AIM OF THE EXERCISE: Print nothing but the lines from the start of the listing below through the line that contains "import * as". Do not include the pictures.

>>>

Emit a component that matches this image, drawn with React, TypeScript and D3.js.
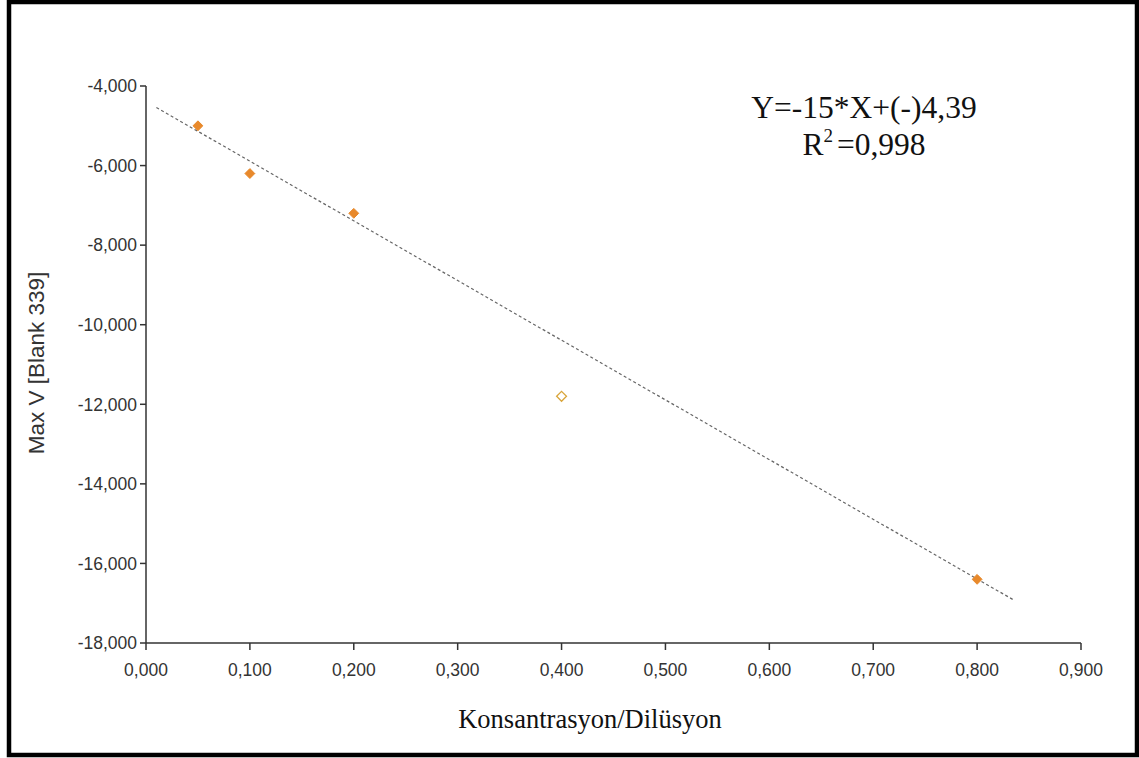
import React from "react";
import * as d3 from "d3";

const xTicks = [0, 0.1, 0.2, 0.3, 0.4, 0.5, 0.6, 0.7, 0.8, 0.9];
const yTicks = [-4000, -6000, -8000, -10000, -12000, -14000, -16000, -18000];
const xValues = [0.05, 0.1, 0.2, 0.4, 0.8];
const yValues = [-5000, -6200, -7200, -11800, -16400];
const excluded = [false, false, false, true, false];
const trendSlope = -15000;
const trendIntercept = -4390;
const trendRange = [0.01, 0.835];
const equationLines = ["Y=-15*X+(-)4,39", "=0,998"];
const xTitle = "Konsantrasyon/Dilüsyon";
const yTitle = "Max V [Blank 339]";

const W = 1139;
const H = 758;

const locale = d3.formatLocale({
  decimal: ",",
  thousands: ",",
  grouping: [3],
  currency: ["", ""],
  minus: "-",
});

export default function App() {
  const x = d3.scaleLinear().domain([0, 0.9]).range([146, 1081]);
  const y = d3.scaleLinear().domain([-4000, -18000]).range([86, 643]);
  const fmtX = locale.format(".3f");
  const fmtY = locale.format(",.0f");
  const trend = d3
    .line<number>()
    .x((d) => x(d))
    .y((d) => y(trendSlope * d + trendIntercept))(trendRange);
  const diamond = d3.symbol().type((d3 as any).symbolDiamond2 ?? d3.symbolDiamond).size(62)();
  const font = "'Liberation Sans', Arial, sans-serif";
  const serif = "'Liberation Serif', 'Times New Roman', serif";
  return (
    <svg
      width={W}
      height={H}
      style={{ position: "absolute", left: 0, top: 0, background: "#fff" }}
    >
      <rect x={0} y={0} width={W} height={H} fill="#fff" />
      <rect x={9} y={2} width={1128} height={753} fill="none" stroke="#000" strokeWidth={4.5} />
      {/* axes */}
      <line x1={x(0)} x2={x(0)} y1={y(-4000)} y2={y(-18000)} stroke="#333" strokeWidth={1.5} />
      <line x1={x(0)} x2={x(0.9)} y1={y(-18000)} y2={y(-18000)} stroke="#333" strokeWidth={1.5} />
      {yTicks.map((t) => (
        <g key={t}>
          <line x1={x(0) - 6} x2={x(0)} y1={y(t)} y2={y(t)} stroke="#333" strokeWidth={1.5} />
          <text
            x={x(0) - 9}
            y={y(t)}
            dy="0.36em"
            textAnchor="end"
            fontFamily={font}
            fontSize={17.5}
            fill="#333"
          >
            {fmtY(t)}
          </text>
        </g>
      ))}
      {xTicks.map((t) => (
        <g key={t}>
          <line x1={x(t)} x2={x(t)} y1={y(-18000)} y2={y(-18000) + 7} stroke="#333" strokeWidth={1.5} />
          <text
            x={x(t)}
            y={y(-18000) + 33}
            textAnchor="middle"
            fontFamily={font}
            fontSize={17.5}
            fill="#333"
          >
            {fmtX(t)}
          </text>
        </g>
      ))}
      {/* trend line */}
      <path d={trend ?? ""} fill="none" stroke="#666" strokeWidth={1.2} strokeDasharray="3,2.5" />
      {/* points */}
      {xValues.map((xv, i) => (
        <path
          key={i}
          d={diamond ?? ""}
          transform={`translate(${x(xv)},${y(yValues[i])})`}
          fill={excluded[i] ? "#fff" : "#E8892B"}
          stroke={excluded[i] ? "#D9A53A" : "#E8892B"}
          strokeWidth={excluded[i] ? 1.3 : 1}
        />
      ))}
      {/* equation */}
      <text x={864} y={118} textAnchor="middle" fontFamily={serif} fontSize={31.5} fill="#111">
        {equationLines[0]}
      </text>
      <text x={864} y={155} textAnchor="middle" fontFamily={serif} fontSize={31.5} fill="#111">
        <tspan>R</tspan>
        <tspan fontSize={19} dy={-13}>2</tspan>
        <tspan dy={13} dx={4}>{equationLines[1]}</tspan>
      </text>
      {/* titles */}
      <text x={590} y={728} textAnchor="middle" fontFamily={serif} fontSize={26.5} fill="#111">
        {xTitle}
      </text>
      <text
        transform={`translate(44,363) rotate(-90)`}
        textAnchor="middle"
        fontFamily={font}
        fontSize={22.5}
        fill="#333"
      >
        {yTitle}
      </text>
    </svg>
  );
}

<<<

EXERCISE RESULT:
Emit a component that matches this image, drawn with React, TypeScript and D3.js.
import React from "react";
import * as d3 from "d3";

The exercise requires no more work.